The Arc-E-Tect's Predictions for 2017 - API's and Webservices [2/10]

The Arc-E-Tect's Prediction on API's

It's 2017, meaning 2016 is a done deal, and most of my predictions for 2016 (I predicted them about a year ago, but never got around documenting them in any form) have proven to be absolutely bogus. Which leads me to come up with my predictions for 2017 and properly document them. So continue your effort reading this post and hopefully you'll enjoy reading them. Unfortunately we'll have to wait for about a year to find out to what extent I got it all right, but for now, ... API's!

Why API's? Well, API's are all the rage and everybody and their mother is working on platforms, and as we all know; Without API's there is no platform.

API's in, Webservices out

Okay, in 2017 we'll feel ashamed when we talk about web-services and SOA. Instead we'll talk about API's. This is closely related to my first prediction on Microservices, which you can read here.

API's are basically another word for webservice to many people. So there's not much different here. Just as with the Microservices, we'll see mentioning of API's more and more where in the past we talked about webservices. Until people are referring to platforms, something that is really picking traction. Still I'm not talking about platforms, but about API's instead.

The reason for this is their strong relationship with Microservices.
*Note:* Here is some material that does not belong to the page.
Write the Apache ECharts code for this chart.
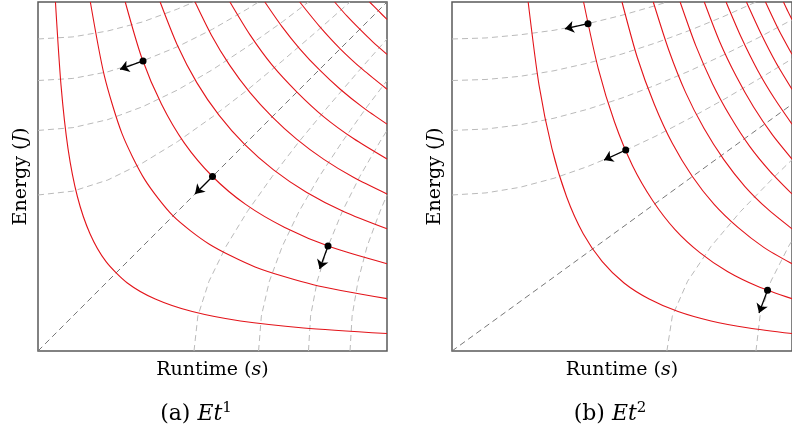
<!DOCTYPE html>
<html><head><meta charset="utf-8">
<script src="https://cdn.jsdelivr.net/npm/echarts@6/dist/echarts.min.js"></script>
<style>html,body{margin:0;padding:0;background:#fff}#c{width:792px;height:435px}</style>
</head><body><div id="c"></div>
<script>
// ---------- data (axis units 0..10) ----------
const xLabelText = 'Runtime', xUnit = 's';
const yLabelText = 'Energy', yUnit = 'J';
const captionTags = ['(a) ', '(b) '];
const captionExps = ['1', '2'];

// Panel (a): red iso-curves of E*t
const redA = [
  [[0.5,10],[0.66,7.61],[0.86,5.8],[1.13,4.42],[1.49,3.36],[1.95,2.56],[2.56,1.95],[3.36,1.49],[4.42,1.13],[5.8,0.86],[7.61,0.66],[10,0.5]],
  [[1.5,10],[1.9,7.89],[2.41,6.22],[3.06,4.91],[3.87,3.87],[4.91,3.06],[6.22,2.41],[7.89,1.9],[10,1.5]],
  [[2.5,10],[2.97,8.41],[3.54,7.07],[4.2,5.95],[5,5],[5.95,4.2],[7.07,3.54],[8.41,2.97],[10,2.5]],
  [[3.5,10],[3.99,8.77],[4.55,7.69],[5.19,6.75],[5.92,5.92],[6.75,5.19],[7.69,4.55],[8.77,3.99],[10,3.5]],
  [[4.5,10],[4.97,9.05],[5.49,8.19],[6.07,7.41],[6.71,6.71],[7.41,6.07],[8.19,5.49],[9.05,4.97],[10,4.5]],
  [[5.5,10],[6.08,9.05],[6.71,8.19],[7.42,7.42],[8.19,6.71],[9.05,6.08],[10,5.5]],
  [[6.5,10],[6.98,9.31],[7.5,8.66],[8.06,8.06],[8.66,7.5],[9.31,6.98],[10,6.5]],
  [[7.5,10],[8.06,9.31],[8.66,8.66],[9.31,8.06],[10,7.5]],
  [[8.5,10],[8.85,9.6],[9.22,9.22],[9.6,8.85],[10,8.5]],
  [[9.5,10],[9.75,9.75],[10,9.5]]
];
// Panel (a): light gray dashed orthogonal curves
const grayA = [
  [[0,8.94],[1,9],[2,9.17],[3,9.43],[4,9.8],[4.47,10]],
  [[0,7.75],[1,7.81],[2,8],[3,8.31],[4,8.72],[5,9.22],[6,9.8],[6.32,10]],
  [[0,6.32],[1,6.4],[2,6.63],[3,7],[4,7.48],[5,8.06],[6,8.72],[7,9.43],[7.75,10]],
  [[0,4.47],[1,4.58],[2,4.9],[3,5.39],[4,6],[5,6.71],[6,7.48],[7,8.31],[8,9.17],[8.94,10]],
  [[4.47,0],[4.58,1],[4.9,2],[5.39,3],[6,4],[6.71,5],[7.48,6],[8.31,7],[9.17,8],[10,8.94]],
  [[6.32,0],[6.4,1],[6.63,2],[7,3],[7.48,4],[8.06,5],[8.72,6],[9.43,7],[10,7.75]],
  [[7.75,0],[7.81,1],[8,2],[8.31,3],[8.72,4],[9.22,5],[9.8,6],[10,6.32]],
  [[8.94,0],[9,1],[9.17,2],[9.43,3],[9.8,4],[10,4.47]]
];
const diagA = [[0,0],[10,10]];
const dotsA = [[3.01,8.31],[5,5],[8.31,3.01]];
const tipsA = [[2.35,8.07],[4.5,4.5],[8.07,2.35]];

// Panel (b): red iso-curves of E*t^2
const redB = [
  [[2.24,10],[2.56,7.62],[2.94,5.8],[3.37,4.42],[3.86,3.36],[4.42,2.56],[5.06,1.95],[5.8,1.49],[6.65,1.13],[7.62,0.86],[8.73,0.66],[10,0.5]],
  [[3.87,10],[4.3,8.1],[4.78,6.56],[5.31,5.31],[5.91,4.3],[6.56,3.48],[7.29,2.82],[8.1,2.28],[9,1.85],[10,1.5]],
  [[5,10],[5.45,8.41],[5.95,7.07],[6.48,5.95],[7.07,5],[7.71,4.2],[8.41,3.54],[9.17,2.97],[10,2.5]],
  [[5.92,10],[6.38,8.61],[6.87,7.41],[7.41,6.38],[7.99,5.49],[8.61,4.72],[9.28,4.07],[10,3.5]],
  [[6.71,10],[7.17,8.75],[7.66,7.66],[8.19,6.71],[8.75,5.87],[9.36,5.14],[10,4.5]],
  [[7.42,10],[7.87,8.87],[8.36,7.87],[8.87,6.99],[9.42,6.2],[10,5.5]],
  [[8.06,10],[8.51,8.98],[8.98,8.06],[9.48,7.24],[10,6.5]],
  [[8.66,10],[9.09,9.09],[9.53,8.26],[10,7.5]],
  [[9.22,10],[9.6,9.22],[10,8.5]],
  [[9.75,10],[9.87,9.75],[10,9.5]]
];
const grayB = [
  [[0,8.94],[1,8.97],[2,9.06],[3,9.19],[4,9.38],[5,9.62],[6,9.9],[6.32,10]],
  [[0,7.75],[1,7.78],[2,7.87],[3,8.03],[4,8.25],[5,8.51],[6,8.83],[7,9.19],[8,9.59],[8.94,10]],
  [[0,6.32],[1,6.36],[2,6.48],[3,6.67],[4,6.93],[5,7.25],[6,7.62],[7,8.03],[8,8.49],[9,8.97],[10,9.49]],
  [[0,4.47],[1,4.53],[2,4.69],[3,4.95],[4,5.29],[5,5.7],[6,6.16],[7,6.67],[8,7.21],[9,7.78],[10,8.37]],
  [[6.32,0],[6.48,1],[6.93,2],[7.62,3],[8.49,4],[9.49,5],[10,5.48]],
  [[8.94,0],[9.06,1],[9.38,2],[9.9,3],[10,3.16]]
];
const diagB = [[0,0],[10,7.07]];
const dotsB = [[4,9.38],[5.11,5.76],[9.28,1.74]];
const tipsB = [[3.32,9.23],[4.47,5.47],[9.03,1.09]];

// ---------- chart ----------
const SERIF = 'DejaVu Serif';
const FS = 19;
const rich = {
  r: {fontFamily: SERIF, fontSize: FS, color: '#000', lineHeight: 22},
  i: {fontFamily: SERIF, fontSize: FS, color: '#000', fontStyle: 'italic', lineHeight: 22}
};
const capRich = {
  r: {fontFamily: SERIF, fontSize: 22, color: '#000', lineHeight: 26},
  i: {fontFamily: SERIF, fontSize: 22, color: '#000', fontStyle: 'italic', lineHeight: 26},
  s: {fontFamily: SERIF, fontSize: 15, color: '#000', lineHeight: 15, verticalAlign: 'top'}
};
const panels = [
  {red: redA, gray: grayA, diag: diagA, dots: dotsA, tips: tipsA, left: 38, capX: 196},
  {red: redB, gray: grayB, diag: diagB, dots: dotsB, tips: tipsB, left: 452, capX: 610}
];
const grid = [], xAxis = [], yAxis = [], series = [], graphic = [];
panels.forEach((p, k) => {
  grid.push({left: p.left, top: 2, width: 349, height: 349, show: true,
    borderColor: '#5a5a5a', borderWidth: 1.5, backgroundColor: 'transparent'});
  const hidden = {axisLine: {show: false}, axisTick: {show: false}, axisLabel: {show: false}, splitLine: {show: false}};
  xAxis.push(Object.assign({gridIndex: k, type: 'value', min: 0, max: 10,
    name: '{r|' + xLabelText + ' (}{i|' + xUnit + '}{r|)}', nameLocation: 'middle', nameGap: 8,
    nameTextStyle: {rich}}, hidden));
  yAxis.push(Object.assign({gridIndex: k, type: 'value', min: 0, max: 10,
    name: '{r|' + yLabelText + ' (}{i|' + yUnit + '}{r|)}', nameLocation: 'middle', nameGap: 6,
    nameTextStyle: {rich}}, hidden));
  const base = {type: 'line', xAxisIndex: k, yAxisIndex: k, showSymbol: false, symbol: 'none',
    silent: true, animation: false};
  p.gray.forEach(c => series.push(Object.assign({}, base, {data: c,
    lineStyle: {color: '#bababa', width: 1, type: [6, 4]}})));
  series.push(Object.assign({}, base, {data: p.diag,
    lineStyle: {color: '#777777', width: 1, type: [6, 4]}}));
  p.red.forEach(c => series.push(Object.assign({}, base, {data: c, smooth: 0.25,
    lineStyle: {color: '#e3141a', width: 1.1}})));
  series.push({type: 'lines', coordinateSystem: 'cartesian2d', xAxisIndex: k, yAxisIndex: k,
    silent: true, animation: false, symbol: ['none', 'arrow'], symbolSize: [6, 9], z: 5,
    lineStyle: {color: '#000', width: 1.3, opacity: 1},
    data: p.dots.map((d, i) => ({coords: [d, p.tips[i]]}))});
  series.push({type: 'scatter', xAxisIndex: k, yAxisIndex: k, silent: true, animation: false, z: 6,
    symbolSize: 7, itemStyle: {color: '#000', opacity: 1}, data: p.dots});
  graphic.push({type: 'text', x: p.capX, y: 414, style: {
    text: '{r|' + captionTags[k] + '}{i|Et}{s|' + captionExps[k] + '}',
    rich: capRich, align: 'center', verticalAlign: 'middle'}});
});
const chart = echarts.init(document.getElementById('c'), null, {renderer: 'canvas'});
chart.setOption({animation: false, grid, xAxis, yAxis, series, graphic});
</script></body></html>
Delivery of a platform is a strategic decision that defines the direction in which an organisation is thinking about products. API's, which expose the functionality of a platform, are products. You can read all about this in my series on API Management on Azure, which you can find here. Other than web-services, which are pieces of functionality and/or data exposed via a well defined interface, API's are always targeted at an external consumer of the service. In other words, an API never knows who's calling nor does it make any assumptions about who's calling. Web-services on the other hand might very well be limited to a known set of consumers and make assumptions about their consumers.

The promise of web-services, predominantly a decoupling between functionalities in an IT landscape, is limited to those case where the web-service, or rather it's interface is treated as an API. API's, almost by definition, are bound to deliver on the promise of decoupling. When developed properly, taken care of and fronting independent pieces of software, API's are the closest thing to silver bullets in software we've come across so far. And since we love silver bullets, API's are in, web-services turned out to be just plain old regular bullets, so they're out.